Faraaz menggeleng, "Enggak, Umi!" tolaknya. Tapi, dapat Adiba lihat bahwa binar mata Faraz sangat tertarik.
"Ayolah, Raz! Jangan takut, ya? Kan ada Umi!" Adiba melambaikan tangan, mengajak Faraz untuk bergabung."Ayok, sana! Kamu nggak ingin ikut masuk?" Satria ikut memberi semangat. "Tuh lihat, umi aja seneng banget main air."
Faraaz masih kukuh menggeleng.
"Abi sini dong kalau Faraaz nggak mau!" Adiba ikut menyeret satria agar mau turun ke kolam yang mengalir seperti sungai itu.
Satria tersenyum dan menggeleng.
"Ya pantas ajalah, Faraaz nggak mau, Abi-nya aja nggak mau masuk."
"Mas nggak bawa ganti, Adiba."
Adiba tersenyum jail, lalu berjalan mendekat menarik Satria dengan paksa.

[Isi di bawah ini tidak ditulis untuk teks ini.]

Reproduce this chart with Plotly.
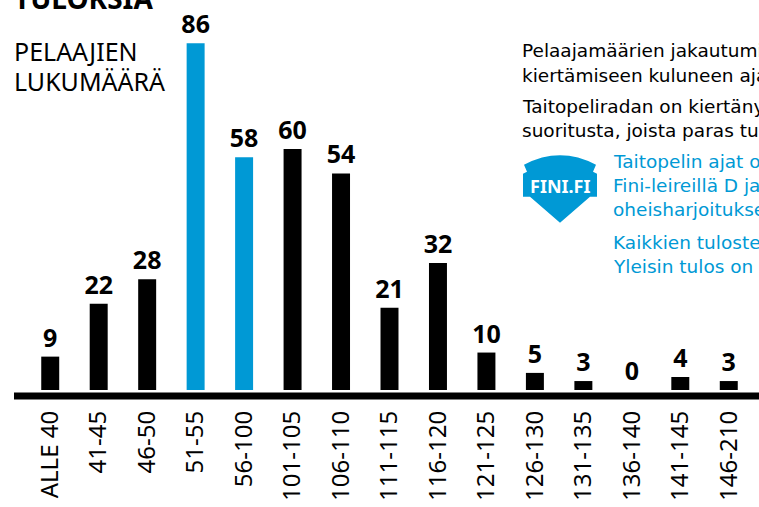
import plotly.graph_objects as go

categories = ["ALLE 40", "41-45", "46-50", "51-55", "56-100", "101-105", "106-110",
              "111-115", "116-120", "121-125", "126-130", "131-135", "136-140",
              "141-145", "146-210"]
players = [9, 22, 28, 86, 58, 60, 54, 21, 32, 10, 5, 3, 0, 4, 3]
highlight = ["51-55", "56-100"]

BLACK = "#000000"
BLUE = "#0099d5"
FONT = "Noto Sans"
BODY = "DejaVu Sans"

W, H = 759, 507
L, R, T, B = 26, 6, 30, 116.5
PW, PH = W - L - R, H - T - B
SCALE = 4.076  # pixels per player


def px(x):
    return (x - L) / PW


def py(y):
    return (H - B - y) / PH


colors = [BLUE if c in highlight else BLACK for c in categories]
bases = [-0.8 if v > 0 else 0 for v in players]

fig = go.Figure()
fig.add_trace(go.Bar(
    x=categories, y=players, base=bases,
    marker=dict(color=colors, line=dict(width=0)),
    text=[str(v) for v in players],
    textposition="outside",
    constraintext="none",
    textfont=dict(family=FONT, size=25, color=BLACK, weight="bold"),
    cliponaxis=False,
    hoverinfo="x+text",
))

# baseline
shapes = [dict(type="rect", xref="paper", yref="paper",
               x0=px(14), x1=px(765), y0=py(400), y1=py(393),
               fillcolor=BLACK, line=dict(width=0), layer="above")]

# FINI.FI logo
pts = [(593, 172), (597, 174), (597, 197), (590, 197),
       (560, 223), (530, 197), (523, 197), (523, 174), (527, 172)]
path = f"M {px(524)},{py(165)} Q {px(560)},{py(146)} {px(596)},{py(165)} "
for p in pts:
    path += f"L {px(p[0])},{py(p[1])} "
path += "Z"
shapes.append(dict(type="path", xref="paper", yref="paper", path=path,
                   fillcolor=BLUE, line=dict(width=0)))

ann = []


def add_text(x, y, text, size, color=BLACK, bold=False, xanchor="left", family=FONT):
    ann.append(dict(x=px(x), y=py(y), xref="paper", yref="paper", text=text,
                    showarrow=False, xanchor=xanchor, yanchor="middle",
                    font=dict(family=family, size=size, color=color,
                              weight="bold" if bold else "normal")))


add_text(12, -2, "TULOKSIA", 28, bold=True)
add_text(12, 51, "PELAAJIEN", 25)
add_text(12, 81, "LUKUMÄÄRÄ", 25)

BS = 18.5
add_text(520, 51, "Pelaajamäärien jakautuminen taitopeliradan", BS, family=BODY)
add_text(520, 76, "kiertämiseen kuluneen ajan mukaan.", BS, family=BODY)
add_text(520, 107, "Taitopeliradan on kiertänyt", BS, family=BODY)
add_text(520, 131, "suoritusta, joista paras tulos", BS, family=BODY)

add_text(611, 162, "Taitopelin ajat ovat", BS, color=BLUE, family=BODY)
add_text(611, 186, "Fini-leireillä D ja C", BS, color=BLUE, family=BODY)
add_text(611, 210, "oheisharjoituksena", BS, color=BLUE, family=BODY)
add_text(611, 243, "Kaikkien tulosten", BS, color=BLUE, family=BODY)
add_text(611, 267, "Yleisin tulos on", BS, color=BLUE, family=BODY)

add_text(560, 186, "FINI.FI", 18, color="#ffffff", bold=True, xanchor="center")

fig.update_layout(
    width=W, height=H,
    margin=dict(l=L, r=R, t=T, b=B),
    paper_bgcolor="white", plot_bgcolor="white",
    showlegend=False,
    bargap=0.629,
    shapes=shapes,
    annotations=ann,
    xaxis=dict(type="category", tickangle=-90, showgrid=False, zeroline=False,
               showline=False, ticks="", ticklabelstandoff=15,
               tickfont=dict(family=FONT, size=24, color=BLACK)),
    yaxis=dict(range=[0, PH / SCALE], visible=False, showgrid=False, zeroline=False),
)

fig.write_html("out.html",
               config={"displayModeBar": False},
               post_script="document.body.style.margin='0';"
                           "document.body.style.overflow='hidden';")
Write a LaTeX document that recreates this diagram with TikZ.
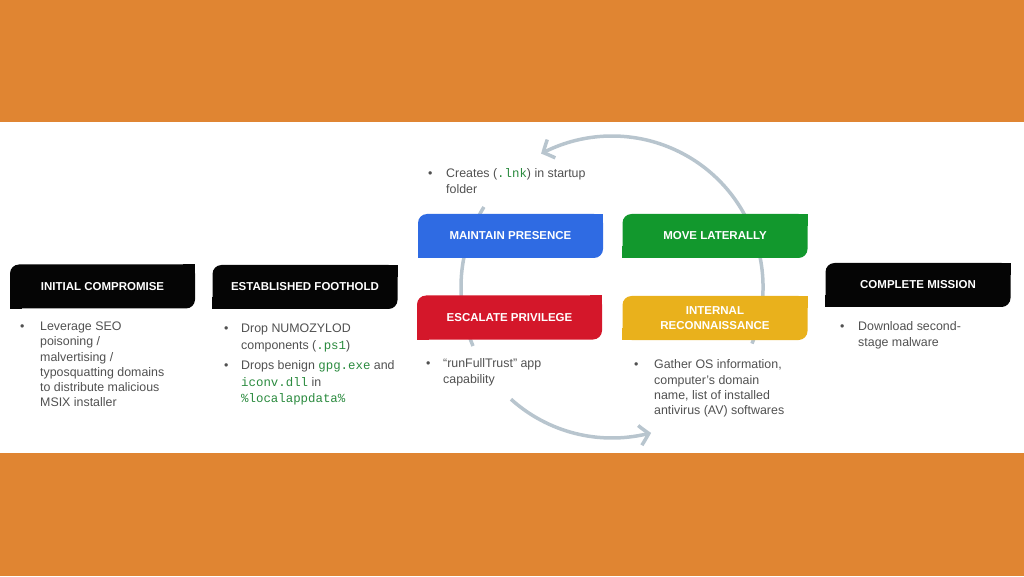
\documentclass[tikz,border=0pt]{standalone}
\usepackage{fontspec}
\setmainfont{Liberation Sans}
\setmonofont{Liberation Mono}
\usepackage{tikz}
\usetikzlibrary{arrows.meta,bending}
\definecolor{bandorange}{HTML}{E08532}
\definecolor{stageblack}{HTML}{050505}
\definecolor{stageblue}{HTML}{2F6BE3}
\definecolor{stagegreen}{HTML}{12982D}
\definecolor{stagered}{HTML}{D4172A}
\definecolor{stageyellow}{HTML}{E9B11C}
\definecolor{cyclegray}{HTML}{B8C5CE}
\definecolor{notegray}{HTML}{505050}
\definecolor{codegreen}{HTML}{2A8A3E}
\newcommand{\code}[1]{{\ttfamily\color{codegreen}#1}}
\tikzset{
  stage/.style = {rounded corners=9pt, minimum width=185pt, minimum height=44pt, inner sep=0pt,
                  text=white, align=center, font=\bfseries\fontsize{11.5}{15}\selectfont},
  note/.style  = {anchor=north west, inner sep=0pt, text=notegray,
                  font=\fontsize{12.4}{15.3}\selectfont},
  cycle/.style = {draw=cyclegray, line width=3.5pt},
  tip/.style   = {-{Straight Barb[length=9pt,width=20pt,bend]}},
}
\begin{document}
\begin{tikzpicture}[x=1pt,y=1pt]
  \useasboundingbox (0,0) rectangle (1024,576);
  % bands
  \fill[bandorange] (0,454) rectangle (1024,576);
  \fill[bandorange] (0,0) rectangle (1024,123);
  % cycle behind the four middle stages
  \coordinate (hub) at (612,289);
  \draw[cycle,tip] ([shift={(-22:151pt)}]hub) arc[start angle=-22, end angle=118, radius=151pt];
  \draw[cycle] ([shift={(148:151pt)}]hub) arc[start angle=148, end angle=203, radius=151pt];
  \draw[cycle,tip] ([shift={(228:151pt)}]hub) arc[start angle=228, end angle=285, radius=151pt];
  % stages
  \node[stage, fill=stageblack] (init) at (102.5,289.5) {INITIAL COMPROMISE};
  \node[stage, fill=stageblack] (hold) at (305,289) {ESTABLISHED FOOTHOLD};
  \node[stage, fill=stageblue] (keep) at (510.5,340) {MAINTAIN PRESENCE};
  \node[stage, fill=stagegreen] (lateral) at (715,340) {MOVE LATERALLY};
  \node[stage, fill=stagered] (escalate) at (509.5,258.5) {ESCALATE PRIVILEGE};
  \node[stage, fill=stageyellow] (recon) at (715,258) {INTERNAL\\RECONNAISSANCE};
  \node[stage, fill=stageblack] (mission) at (918,291) {COMPLETE MISSION};
  \foreach \n/\c in {init/stageblack, hold/stageblack, keep/stageblue, lateral/stagegreen,
                     escalate/stagered, recon/stageyellow, mission/stageblack} {
    \fill[\c] (\n.north east) rectangle ++(-12,-12);
    \fill[\c] (\n.south west) rectangle ++(12,12);
  }
  % notes
  \node[note] (initnote) at (20,256.5) {\begin{tabular}{@{}p{20pt}@{}l@{}}
    \textbullet & Leverage SEO\\ & poisoning /\\ & malvertising /\\
    & typosquatting domains\\ & to distribute malicious\\ & MSIX installer\end{tabular}};
  \node[note] (holdnote) at (224,254.5) {\begin{tabular}{@{}p{17pt}@{}l@{}}
    \textbullet & Drop NUMOZYLOD\\[1.7pt] & components (\code{.ps1})\\[4.7pt]
    \textbullet & Drops benign \code{gpg.exe} and\\[1.7pt] & \code{iconv.dll} in\\[0.7pt]
    & \code{\%localappdata\%}\end{tabular}};
  \node[note] (keepnote) at (428,409) {\begin{tabular}{@{}p{18pt}@{}l@{}}
    \textbullet & Creates (\code{.lnk}) in startup\\[0.7pt] & folder\end{tabular}};
  \node[note] (escalatenote) at (426,219) {\begin{tabular}{@{}p{17pt}@{}l@{}}
    \textbullet & “runFullTrust” app\\[0.7pt] & capability\end{tabular}};
  \node[note] (reconnote) at (634,218) {\begin{tabular}{@{}p{20pt}@{}l@{}}
    \textbullet & Gather OS information,\\ & computer’s domain\\
    & name, list of installed\\ & antivirus (AV) softwares\end{tabular}};
  \node[note] (missionnote) at (840,256) {\begin{tabular}{@{}p{18pt}@{}l@{}}
    \textbullet & Download second-\\ & stage malware\end{tabular}};
\end{tikzpicture}
\end{document}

"Apa-apaan ini, Diba!" protes satria yang ditarik paksa Adiba. "Ayok! Nggak seru dong kalau cuma Diba yang basah!"
Adiba tertawa, lalu melirik Faraaz. "Faraz, bantu umi dorong tubuh Abi! Berat banget."
"Enggak, enggak! Mas nggak bawa ganti, Adiba!"
"Ayok! Faraaz tolongin!"
Reflek, Faraaz mendorong belakang satria sampai pria itu masuk ke kolam dan menimpa Adiba. Bibir mereka bahkan hampir bersentuhan.